If that weren’t enough, audiences are further demotivated to step out of their homes and pay a sum to watch someone probably tank when they can get their share of laughter from comedy specials on Netflix, Amazon Prime, and YouTube. I can recall countless shows where the host tells the audience at the outset that comics are going to try new material tonight and there’s a collective slump in the room’s energy. It’s as if comedy audiences want to only watch shows with tested material but never be the guinea pigs on whom said material is actually tested out on.

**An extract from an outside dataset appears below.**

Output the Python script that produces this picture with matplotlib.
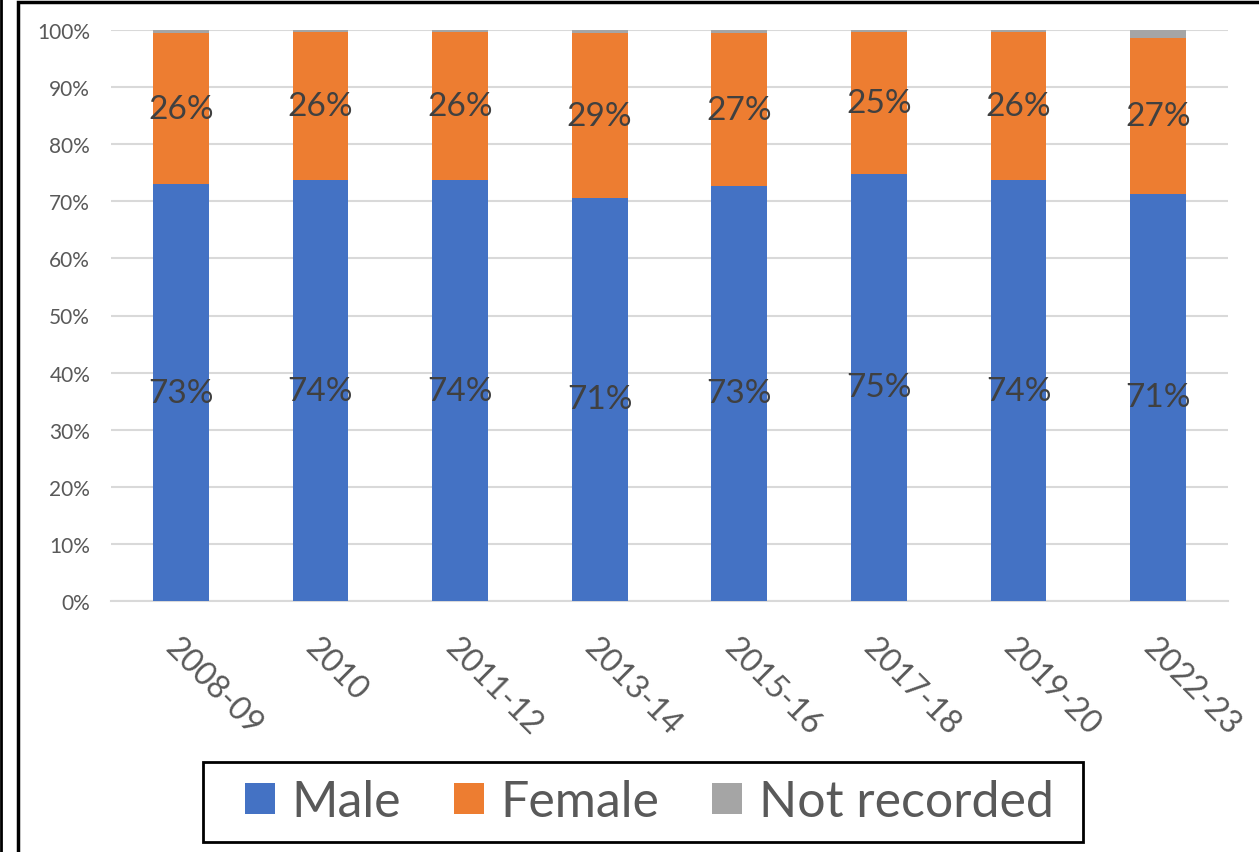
import matplotlib.pyplot as plt
from matplotlib.patches import Rectangle
from matplotlib.lines import Line2D
import numpy as np

plt.rcParams['font.family'] = ['Lato', 'DejaVu Sans']

# 数据
years = ['2008-09', '2010', '2011-12', '2013-14', '2015-16', '2017-18', '2019-20', '2022-23']
male = [73.0, 73.7, 73.7, 70.6, 72.7, 74.8, 73.7, 71.3]
female = [26.4, 25.9, 25.9, 28.8, 26.7, 24.9, 25.9, 27.3]
not_recorded = [0.6, 0.4, 0.4, 0.6, 0.6, 0.3, 0.4, 1.4]
male_labels = ['73%', '74%', '74%', '71%', '73%', '75%', '74%', '71%']
female_labels = ['26%', '26%', '26%', '29%', '27%', '25%', '26%', '27%']

fig = plt.figure(figsize=(12.59, 8.53), dpi=100)
ax = fig.add_axes([111 / 1259, 1 - 602 / 853, (1228 - 111) / 1259, (602 - 31) / 853])

x = np.arange(len(years))
male = np.array(male)
female = np.array(female)
not_recorded = np.array(not_recorded)

b1 = ax.bar(x, male, width=0.4, color='#4472C4', label='Male', zorder=3)
b2 = ax.bar(x, female, width=0.4, bottom=male, color='#ED7D31', label='Female', zorder=3)
b3 = ax.bar(x, not_recorded, width=0.4, bottom=male + female, color='#A5A5A5',
            label='Not recorded', zorder=3)

# 数据标签
for i in range(len(years)):
    ax.text(x[i], male[i] / 2, male_labels[i], ha='center', va='center',
            fontsize=24, color='#404040', zorder=4)
    ax.text(x[i], male[i] + female[i] / 2, female_labels[i], ha='center', va='center',
            fontsize=24, color='#404040', zorder=4)

ax.set_xlim(-0.5, len(years) - 0.5)
ax.set_ylim(0, 100)
ax.set_yticks(np.arange(0, 101, 10))
ax.set_yticklabels([f'{v}%' for v in range(0, 101, 10)], fontsize=15, color='#595959')
ax.set_xticks(x)
ax.set_xticklabels(years, rotation=-45, ha='left', rotation_mode='anchor',
                   fontsize=23, color='#595959')
ax.tick_params(axis='both', length=0)
ax.tick_params(axis='y', pad=15)
ax.tick_params(axis='x', pad=22)

ax.grid(axis='y', color='#D9D9D9', linewidth=1.5, zorder=0)
for s in ['top', 'right', 'left']:
    ax.spines[s].set_visible(False)
ax.spines['bottom'].set_color('#D9D9D9')
ax.spines['bottom'].set_linewidth(1.5)

# 图例（边框单独画）
leg = fig.legend(handles=[b1, b2, b3], loc='center',
                 bbox_to_anchor=((203 + 1083) / 2 / 1259 + 0.005, 1 - 803 / 853),
                 ncol=3, fontsize=36, frameon=False,
                 handlelength=0.6, handleheight=0.6, handletextpad=0.34,
                 columnspacing=1.05, borderpad=0.3, borderaxespad=0)
for t in leg.get_texts():
    t.set_color('#595959')
fig.patches.append(Rectangle((203 / 1259, 1 - 843 / 853), 880 / 1259, 80 / 853,
                             transform=fig.transFigure, fill=False,
                             edgecolor='black', linewidth=2))

# 外框
fig.patches.append(Rectangle((18 / 1259, -0.1), 1.2, 1 - 3 / 853 + 0.1,
                             transform=fig.transFigure, fill=False,
                             edgecolor='black', linewidth=2.5))
fig.lines.append(Line2D([1 / 1259, 1 / 1259], [0, 1], transform=fig.transFigure,
                        color='black', linewidth=2))

fig.savefig('out.png', dpi=100)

That said, it’s important to realise that many of the current crop of famous comics began their careers at a time when the Indian stand-up wasn’t as mainstream as it is now. There’s no denying that we are all currently experiencing the latter part of the boom which started right after the AIB roast. And while comics like Vir Das, Aditi Mittal, and Atul Khatri are breaking barriers with Netflix specials and selling out arenas abroad, those left back are struggling to garner the laughs.
While more comedy rooms mean it’s a great time to be an aspiring comic, the dearth of genuinely interested audiences also means it’s that much harder to grow as one. And with most open mics today being merely an endless loop of aspiring comedians performing in front of other aspiring comedians, the real loser is the comedy scene.
So if you’re a paying customer who enjoys live comedy, then please come watch more open mics and support new local talent in your area. We may not be as hilarious as Biswa or as relatable as Zakir, but we try our best and seeing you cheer us motivates us to be even better. Because at the end of it all, life mein chahiye izzat.